By Aiuto alla Chiesa che Soffre
«Il serbatoio della mia auto è sempre pieno. Così se la situazione dovesse precipitare, sono pronto per fuggire con mia moglie e mio figlio».
Karam, cristiano caldeo di ventitré anni, ha vissuto tutta la sua vita a Kirkuk.
Nella città del nord iracheno
convivono curdi, arabi, turkmeni e assiri. La varietà di religioni, lingue ed etnie,
e la presenza del più grande giacimento petrolifero d’Iraq sono da sempre causa
di scontri, ma in seguito all’avanzata dello Stato Islamico dell’Iraq e del
Levante (Isis) dello scorso giugno la situazione si è fatta ancor più
drammatica perché i curdi hanno assunto il controllo di Kirkuk, mentre i
jihadisti sono a meno di venti chilometri dal centro abitato.
Ognuno dei circa 5mila caldei
della città condivide dunque la preoccupazione di Karam. Incluso suo fratello
Mohand, che ha ventisei anni e studia per diventare sacerdote. «Capisco mio
fratello – confida ad Aiuto alla Chiesa che Soffre – L’emigrazione è la piaga
della nostra comunità, ma come possiamo chiedere ai fedeli di rimanere se non
possiamo garantire loro che nessuno li ucciderà?». Ad infondere speranza nei
cristiani è ormai soltanto la presenza del clero. «In Iraq i sacerdoti
rappresentano una candela accesa di fede e speranza. Se questa candela dovesse
spegnersi, si consumerebbe anche la fede».

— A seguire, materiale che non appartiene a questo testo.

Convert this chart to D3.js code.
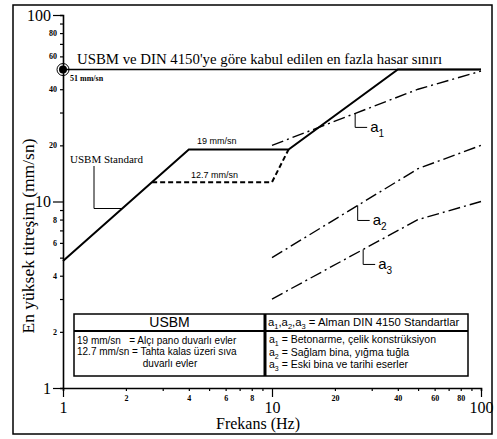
<!DOCTYPE html>
<html>
<head>
<meta charset="utf-8">
<script src="https://cdn.jsdelivr.net/npm/d3@7"></script>
<style>
  body { margin: 0; background: #fff; }
  svg { display: block; }
</style>
</head>
<body>
<div id="chart"></div>
<script>
// Data (frequency Hz, peak particle velocity mm/sn)
const usbmSolid = [[1, 4.8], [4, 19], [12, 19], [40, 51], [100, 51]]
const usbmDashed = [[2.67, 12.7], [10, 12.7], [12, 19]]
const din1 = [[10, 20], [50, 40], [100, 50]]
const din2 = [[10, 5], [50, 15], [100, 20]]
const din3 = [[10, 3], [50, 8], [100, 10]]
const limit = [[1, 51], [100, 51]]

const xTicks = [1, 2, 3, 4, 5, 6, 7, 8, 9, 10, 20, 30, 40, 50, 60, 70, 80, 90, 100]
const yTicks = [1, 2, 3, 4, 5, 6, 7, 8, 9, 10, 20, 30, 40, 50, 60, 70, 80, 90, 100]
const tickLabels = [1, 2, 4, 6, 8, 10, 20, 40, 60, 80, 100]
const majorTicks = [1, 10, 100]

const usbmLegend = ['19 mm/sn   = Alçı pano duvarlı evler', '12.7 mm/sn = Tahta kalas üzeri sıva']
const dinLegend = [
  ['1', ' = Betonarme, çelik konstrüksiyon'],
  ['2', ' = Sağlam bina, yığma tuğla'],
  ['3', ' = Eski bina ve tarihi eserler']
]

const width = 497
const height = 439
const serif = '"Liberation Serif", "DejaVu Serif", serif'
const sans = '"Liberation Sans", Arial, sans-serif'

const svg = d3
  .select('#chart')
  .append('svg')
  .attr('width', width)
  .attr('height', height)

// outer frame
svg
  .append('rect')
  .attr('x', 13)
  .attr('y', 5)
  .attr('width', 479)
  .attr('height', 429)
  .attr('fill', 'none')
  .attr('stroke', '#000')
  .attr('stroke-width', 1.5)

const x = d3.scaleLog().domain([1, 100]).range([63, 481])
const y = d3.scaleLog().domain([1, 100]).range([388, 15])

const line = d3
  .line()
  .x(d => x(d[0]))
  .y(d => y(d[1]))

function valueAt(curve, f) {
  for (let i = 0; i < curve.length - 1; i++) {
    const [f0, v0] = curve[i]
    const [f1, v1] = curve[i + 1]
    if (f >= f0 && f <= f1) {
      const t = Math.log(f / f0) / Math.log(f1 / f0)
      return Math.exp(Math.log(v0) + t * Math.log(v1 / v0))
    }
  }
  return curve[curve.length - 1][1]
}

// axes
const xAxis = svg
  .append('g')
  .attr('transform', `translate(0,${y(1)})`)
  .call(
    d3
      .axisBottom(x)
      .tickValues(xTicks)
      .tickSize(3)
      .tickFormat(d => (tickLabels.includes(d) ? d : ''))
  )

const yAxis = svg
  .append('g')
  .attr('transform', `translate(${x(1)},0)`)
  .call(
    d3
      .axisLeft(y)
      .tickValues(yTicks)
      .tickSize(3)
      .tickFormat(d => (tickLabels.includes(d) ? d : ''))
  )

;[xAxis, yAxis].forEach(g => {
  g.select('.domain').attr('stroke-width', 1.6)
  g.selectAll('.tick line').attr('stroke-width', 1.2)
  g.selectAll('.tick text')
    .attr('font-family', serif)
    .attr('font-weight', 'bold')
    .attr('font-size', 8)
    .attr('fill', '#000')
})

xAxis.selectAll('.tick text').attr('y', 7)
xAxis
  .selectAll('.tick')
  .filter(d => majorTicks.includes(d))
  .each(function() {
    const t = d3.select(this)
    t.select('line').attr('y2', 9)
    t.select('text')
      .attr('y', 14)
      .attr('font-size', 16)
      .attr('font-weight', 'normal')
  })

yAxis.selectAll('.tick text').attr('x', -6)
yAxis
  .selectAll('.tick')
  .filter(d => majorTicks.includes(d))
  .each(function() {
    const t = d3.select(this)
    t.select('line').attr('x2', -10)
    t.select('text')
      .attr('x', -12)
      .attr('font-size', 16)
      .attr('font-weight', 'normal')
  })

// axis titles
svg
  .append('text')
  .text('Frekans (Hz)')
  .attr('x', 258)
  .attr('y', 429)
  .attr('text-anchor', 'middle')
  .attr('font-family', serif)
  .attr('font-size', 16)

svg
  .append('text')
  .text('En yüksek titreşim (mm/sn)')
  .attr('transform', 'translate(34,236) rotate(-90)')
  .attr('text-anchor', 'middle')
  .attr('font-family', serif)
  .attr('font-size', 17.5)

// curves
svg
  .append('path')
  .datum(limit)
  .attr('d', line)
  .attr('fill', 'none')
  .attr('stroke', '#000')
  .attr('stroke-width', 1.5)

svg
  .append('path')
  .datum(usbmSolid)
  .attr('d', line)
  .attr('fill', 'none')
  .attr('stroke', '#000')
  .attr('stroke-width', 2)

svg
  .append('path')
  .datum(usbmDashed)
  .attr('d', line)
  .attr('fill', 'none')
  .attr('stroke', '#000')
  .attr('stroke-width', 2)
  .attr('stroke-dasharray', '5,3')

svg
  .selectAll('.din')
  .data([din1, din2, din3])
  .enter()
  .append('path')
  .attr('class', 'din')
  .attr('d', line)
  .attr('fill', 'none')
  .attr('stroke', '#000')
  .attr('stroke-width', 1.4)
  .attr('stroke-dasharray', '12,4,2,4')

// 51 mm/sn point on the y axis
svg
  .append('circle')
  .attr('cx', x(1))
  .attr('cy', y(51))
  .attr('r', 6)
  .attr('fill', 'none')
  .attr('stroke', '#000')
  .attr('stroke-width', 1)
svg
  .append('circle')
  .attr('cx', x(1))
  .attr('cy', y(51))
  .attr('r', 4)
  .attr('fill', '#000')

svg
  .append('text')
  .text('51 mm/sn')
  .attr('x', 70)
  .attr('y', 81)
  .attr('font-family', serif)
  .attr('font-weight', 'bold')
  .attr('font-size', 8)

svg
  .append('text')
  .text("USBM ve DIN 4150'ye göre kabul edilen en fazla hasar sınırı")
  .attr('x', 77)
  .attr('y', 64)
  .attr('font-family', serif)
  .attr('font-size', 14.8)

svg
  .append('text')
  .text('19 mm/sn')
  .attr('x', 197)
  .attr('y', 144)
  .attr('font-family', sans)
  .attr('font-size', 9)

svg
  .append('text')
  .text('12.7 mm/sn')
  .attr('x', 191)
  .attr('y', 178)
  .attr('font-family', sans)
  .attr('font-size', 9)

// USBM Standard label with leader
svg
  .append('text')
  .text('USBM Standard')
  .attr('x', 70)
  .attr('y', 163)
  .attr('font-family', serif)
  .attr('font-size', 11)

const leaderF = 1.92
svg
  .append('path')
  .attr('d', `M94,166 V${y(valueAt(usbmSolid, leaderF))} H${x(leaderF)}`)
  .attr('fill', 'none')
  .attr('stroke', '#000')
  .attr('stroke-width', 1)

// a1, a2, a3 labels with leaders
const aLabels = [
  { curve: din1, f: 25, dy: 14, n: '1' },
  { curve: din2, f: 25.7, dy: 15, n: '2' },
  { curve: din3, f: 27.3, dy: 15, n: '3' }
]

aLabels.forEach(a => {
  const px = x(a.f)
  const py = y(valueAt(a.curve, a.f))
  svg
    .append('path')
    .attr('d', `M${px},${py} V${py + a.dy} H${px + 12}`)
    .attr('fill', 'none')
    .attr('stroke', '#000')
    .attr('stroke-width', 1)
  const t = svg
    .append('text')
    .attr('x', px + 15)
    .attr('y', py + a.dy + 5)
    .attr('font-family', sans)
    .attr('font-size', 15)
  t.append('tspan').text('a')
  t.append('tspan').text(a.n).attr('font-size', 10).attr('dy', 5)
})

// legend boxes
const boxTop = 314
const boxSep = 331
const boxBottom = 376
const usbmLeft = 74
const mid = 265
const dinRight = 468

const legend = svg.append('g')

legend
  .append('rect')
  .attr('x', usbmLeft)
  .attr('y', boxTop)
  .attr('width', dinRight - usbmLeft)
  .attr('height', boxBottom - boxTop)
  .attr('fill', '#fff')
  .attr('stroke', '#000')
  .attr('stroke-width', 1.5)

legend
  .append('line')
  .attr('x1', usbmLeft)
  .attr('x2', dinRight)
  .attr('y1', boxSep)
  .attr('y2', boxSep)
  .attr('stroke', '#000')
  .attr('stroke-width', 2)

legend
  .append('line')
  .attr('x1', mid)
  .attr('x2', mid)
  .attr('y1', boxTop)
  .attr('y2', boxBottom)
  .attr('stroke', '#000')
  .attr('stroke-width', 3)

legend
  .append('text')
  .text('USBM')
  .attr('x', (usbmLeft + mid) / 2)
  .attr('y', 327)
  .attr('text-anchor', 'middle')
  .attr('font-family', sans)
  .attr('font-size', 14)

legend
  .selectAll('.usbm-item')
  .data(usbmLegend)
  .enter()
  .append('text')
  .attr('class', 'usbm-item')
  .text(d => d)
  .attr('x', 77)
  .attr('y', (d, i) => 344 + i * 11)
  .attr('font-family', sans)
  .attr('font-size', 10)
  .style('white-space', 'pre')

legend
  .append('text')
  .text('duvarlı evler')
  .attr('x', 170)
  .attr('y', 367)
  .attr('text-anchor', 'middle')
  .attr('font-family', sans)
  .attr('font-size', 10)

const header = legend
  .append('text')
  .attr('x', 268)
  .attr('y', 326)
  .attr('font-family', sans)
  .attr('font-size', 11.3)
;['1', '2', '3'].forEach((n, i) => {
  header.append('tspan').text('a')
  header.append('tspan').text(n).attr('font-size', 7.5).attr('dy', 3)
  header.append('tspan').text(i < 2 ? ',' : ' = Alman DIN 4150 Standartlar').attr('dy', -3)
})

dinLegend.forEach((d, i) => {
  const t = legend
    .append('text')
    .attr('x', 269)
    .attr('y', 343 + i * 12.5)
    .attr('font-family', sans)
    .attr('font-size', 10.5)
  t.append('tspan').text('a')
  t.append('tspan').text(d[0]).attr('font-size', 7).attr('dy', 3)
  t.append('tspan').text(d[1]).attr('dy', -3)
})
</script>
</body>
</html>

Tra le innumerevoli difficoltà
affrontate dall’ormai modesta minoranza religiosa vi è anche la disoccupazione.
«Non è semplice essere un cristiano in Iraq - afferma Karam – non lo è mai
stato, anche prima dell’arrivo di Isis».
L’aver terminato gli studi con ottimi risultati, non è valso un adeguato
impiego al giovane caldeo che oggi lavora come autista del vescovo. «La Chiesa ci aiuta come può, ma i posti
migliori sono riservati ai musulmani. Ho fatto domanda di lavoro ad una
compagnia petrolifera locale, la Northoil, ma la dirigenza è sciita e assume
soltanto chi condivide la stessa fede». Le uniche posizioni accessibili ai
cristiani sono nell’esercito o nelle forze di polizia: «lavori pericolosi che
non interessano a nessuno».
In Iraq i cristiani sono
rispettati dalla maggioranza della comunità islamica, tuttavia le barriere tra
gruppi religiosi sono evidenti. «I rapporti con i musulmani si limitano a
qualche frase amichevole scambiata nel quartiere o in un negozio – afferma
Karam – i miei amici più stretti sono tutti cristiani».
La Chiesa irachena, però, non
applica alcuna distinzione di credo nel donare assistenza ai tanti rifugiati
che hanno abbandonato le proprie case in seguito all’avanzata di Isis. A Kirkuk
la diocesi sostiene più di 500 famiglie musulmane che, esattamente come quelle
cristiane, ricevono i sacchetti gialli - contenenti fagioli, zucchero, farina e
riso - amorevolmente preparati dai giovani cristiani e dalle religiose della
diocesi. «La nostra fede ci insegna a non discriminare perché tutti meritano
l’amore di Dio – afferma Mohand – ecco perché noi cristiani dobbiamo rimanere.
Gesù ha piantato il seme della fede in Medio Oriente ed io non voglio partire.
Perché anche io appartengo a questa terra».